THE UNITED Nations has recently come in for a beating: It has been attacked over the oil-for-food scandal and treated with occasional contempt by the Bush administration. And yet the world's tendency to turn to the United Nations has if anything grown stronger. Between 2000 and 2005 the number of peacekeepers serving under U.N. resolutions jumped from 48,000 to 86,000, and plans for an expanded presence in Lebanon, and possibly in Darfur and East Timor, could push the total to 120,000. This schizophrenia -- the tendency both to attack the United Nations and to demand its assistance -- is dangerous. If the United States and its allies want the United Nations to unscramble problems, they must do more to nurture it.

This plea has been heard before from U.N. sympathizers, but recent events underline its urgency. The Lebanon war was remarkable for the way in which all sides agreed that an expanded U.N. force would be an essential component of a peace deal; an early suggestion that there could be a non-U.N. deployment got no traction. Equally, the genocide in Darfur has tested the idea that a non-U.N. peacekeeping force could work better than a U.N. one; it turned out that the experimental African Union force that deployed in Darfur was inadequate. Hence the push now for a U.N. force, which would be better managed thanks to the United Nations' relatively sound planning capacity and better financed because of an established system for sharing the costs of blue helmets among the U.N. member states.

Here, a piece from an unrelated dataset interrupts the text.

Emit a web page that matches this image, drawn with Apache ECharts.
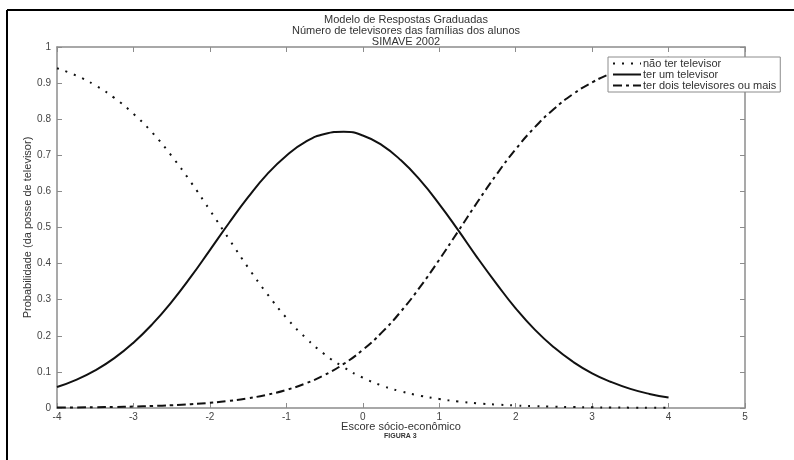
<!DOCTYPE html>
<html>
<head>
<meta charset="utf-8">
<script src="https://cdn.jsdelivr.net/npm/echarts@6/dist/echarts.min.js"></script>
<style>
html,body{margin:0;padding:0;background:#fff;}
#c{width:794px;height:460px;}
</style>
</head>
<body>
<div id="c"></div>
<script>
// Data
var titleLines = ["Modelo de Respostas Graduadas", "Número de televisores das famílias dos alunos", "SIMAVE 2002"];
var seriesNames = ["não ter televisor", "ter um televisor", "ter dois televisores ou mais"];
var xs = [-4,-3.75,-3.5,-3.25,-3,-2.75,-2.5,-2.25,-2,-1.75,-1.5,-1.25,-1,-0.75,-0.5,-0.25,0,0.25,0.5,0.75,1,1.25,1.5,1.75,2,2.25,2.5,2.75,3,3.25,3.5,3.75,4];
var pNone = [0.941,0.921,0.894,0.859,0.815,0.762,0.698,0.626,0.548,0.468,0.389,0.316,0.250,0.195,0.149,0.113,0.084,0.062,0.046,0.034,0.025,0.018,0.013,0.0095,0.007,0.005,0.0037,0.0026,0.0019,0.0014,0.001,0.0007,0.0005];
var pOne = [0.058,0.078,0.104,0.138,0.181,0.233,0.294,0.363,0.4375,0.5125,0.584,0.648,0.699,0.737,0.759,0.765,0.755,0.728,0.686,0.631,0.565,0.492,0.416,0.344,0.276,0.217,0.168,0.128,0.096,0.072,0.053,0.039,0.029];
var pTwo = [0.0011,0.0015,0.0021,0.0029,0.004,0.0055,0.0076,0.0104,0.0143,0.0197,0.027,0.0368,0.0502,0.0679,0.0914,0.122,0.161,0.2094,0.2677,0.3354,0.4107,0.4903,0.5705,0.647,0.7168,0.7776,0.8283,0.8695,0.902,0.927,0.946,0.9603,0.9709];
var xAxisName = "Escore sócio-econômico";
var yAxisName = "Probabilidade (da posse de televisor)";
var figureLabel = "FIGURA 3";

function pairs(ys){ return xs.map(function(x,i){ return [x, ys[i]]; }); }

var FONT = "'Liberation Sans', Arial, Helvetica, sans-serif";
var AXC = '#8c8c8c';
var LBL = '#444';

var chart = echarts.init(document.getElementById('c'), null, {renderer:'canvas'});
var axisCommon = {
  axisLine:{show:true, onZero:false, lineStyle:{color:AXC, width:1.5}},
  splitLine:{show:false}
};
chart.setOption({
  backgroundColor:'#ffffff',
  animation:false,
  textStyle:{fontFamily:FONT},
  title:{
    text: titleLines.join('\n'),
    left: 401, textAlign:'center', top: 9,
    textStyle:{fontSize:11, fontWeight:'normal', color:'#333', lineHeight:11, fontFamily:FONT}
  },
  legend:{
    orient:'vertical', left:608, top:57,
    backgroundColor:'#fff', borderColor:AXC, borderWidth:1,
    padding:[1,4,1,4], itemGap:0, itemWidth:28, itemHeight:10,
    itemStyle:{opacity:0},
    textStyle:{fontSize:11, color:'#333', lineHeight:10, fontFamily:FONT, padding:[0,0,0,-3]},
    data: seriesNames
  },
  grid:{left:57, right:49, top:47, bottom:52},
  xAxis:[
    Object.assign({}, axisCommon, {
      type:'value', min:-4, max:5, interval:1, position:'bottom',
      axisTick:{show:true, inside:true, length:5, lineStyle:{color:AXC}},
      axisLabel:{fontSize:10, color:LBL, margin:4, fontFamily:FONT},
      name:xAxisName, nameLocation:'middle', nameGap:13, nameMoveOverlap:false,
      nameTextStyle:{fontSize:11, color:'#333', fontFamily:FONT}
    }),
    Object.assign({}, axisCommon, {
      type:'value', min:-4, max:5, interval:1, position:'top',
      axisTick:{show:true, inside:true, length:5, lineStyle:{color:AXC}},
      axisLabel:{show:false}
    })
  ],
  yAxis:[
    Object.assign({}, axisCommon, {
      type:'value', min:0, max:1, interval:0.1, position:'left',
      axisTick:{show:true, inside:true, length:5, lineStyle:{color:AXC}},
      axisLabel:{fontSize:10, color:LBL, margin:6, fontFamily:FONT,
        formatter:function(v){ return String(Math.round(v*10)/10); }},
      name:yAxisName, nameLocation:'middle', nameGap:24, nameRotate:90, nameMoveOverlap:false,
      nameTextStyle:{fontSize:11, color:'#333', fontFamily:FONT}
    }),
    Object.assign({}, axisCommon, {
      type:'value', min:0, max:1, interval:0.1, position:'right',
      axisTick:{show:true, inside:true, length:5, lineStyle:{color:AXC}},
      axisLabel:{show:false}
    })
  ],
  series:[
    {name:seriesNames[0], type:'line', data:pairs(pNone), smooth:true, symbol:'none',
     lineStyle:{color:'#111', width:2, type:[2,7]}, itemStyle:{color:'#111'}},
    {name:seriesNames[1], type:'line', data:pairs(pOne), smooth:true, symbol:'none',
     lineStyle:{color:'#111', width:2, type:'solid'}, itemStyle:{color:'#111'}},
    {name:seriesNames[2], type:'line', data:pairs(pTwo), smooth:true, symbol:'none',
     lineStyle:{color:'#111', width:2, type:[9,4,3,4]}, itemStyle:{color:'#111'}}
  ],
  graphic:[
    {type:'line', shape:{x1:7, y1:10, x2:794, y2:10}, style:{stroke:'#000', lineWidth:2}},
    {type:'line', shape:{x1:7, y1:10, x2:7, y2:460}, style:{stroke:'#000', lineWidth:2}},
    {type:'text', left:384, top:433, style:{text:figureLabel, fontSize:7, fontWeight:'bold', fill:'#333', fontFamily:FONT}}
  ]
});
</script>
</body>
</html>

In the past, critics in the United States have felt free to attack the United Nations because they believed that there were alternative tools to achieve foreign-policy objectives; the United States could go "forum shopping," as President Bush's U.N. ambassador calls it. But Darfur shows that forum shopping can backfire, while Lebanon suggests that the world regards alternatives to the U.N. as insufficiently legitimate. For all the shortcomings of the United Nations, its Security Council enjoys more moral authority on matters of war and peace than any other international body; and for jobs such as peacekeeping or the supervision of elections in countries such as Iraq and Congo, it may be the least bad institution available. The forum-shopping excuse for denigrating the United Nations must therefore be buried. Instead, critics must channel their energy into promoting the reforms that could make the United Nations more effective.

There is blame to go round for the stagnation of existing reform efforts. Developing countries that don't pay for the U.N. budget and feel little responsibility for global governance often want the institution to be a place of sinecures and pompous speeches. Unfortunately, these countries dominate the U.N. General Assembly by sheer force of numbers and so can block management reforms. Meanwhile, rich nations are not blameless either. The Bush administration has failed to build a coalition of reformers who could prevail over entrenched seat-warmers. The British and French have resisted change that could undermine their privileged positions as veto-wielding members of the Security Council.

Last year U.N. Secretary General Kofi Annan made a big push for reform, but neither rich countries nor poor countries showed much interest in supporting him. Now Mr. Annan is nearing the end of his term. An insistent determination to modernize the United Nations will be a necessary quality for whoever succeeds him.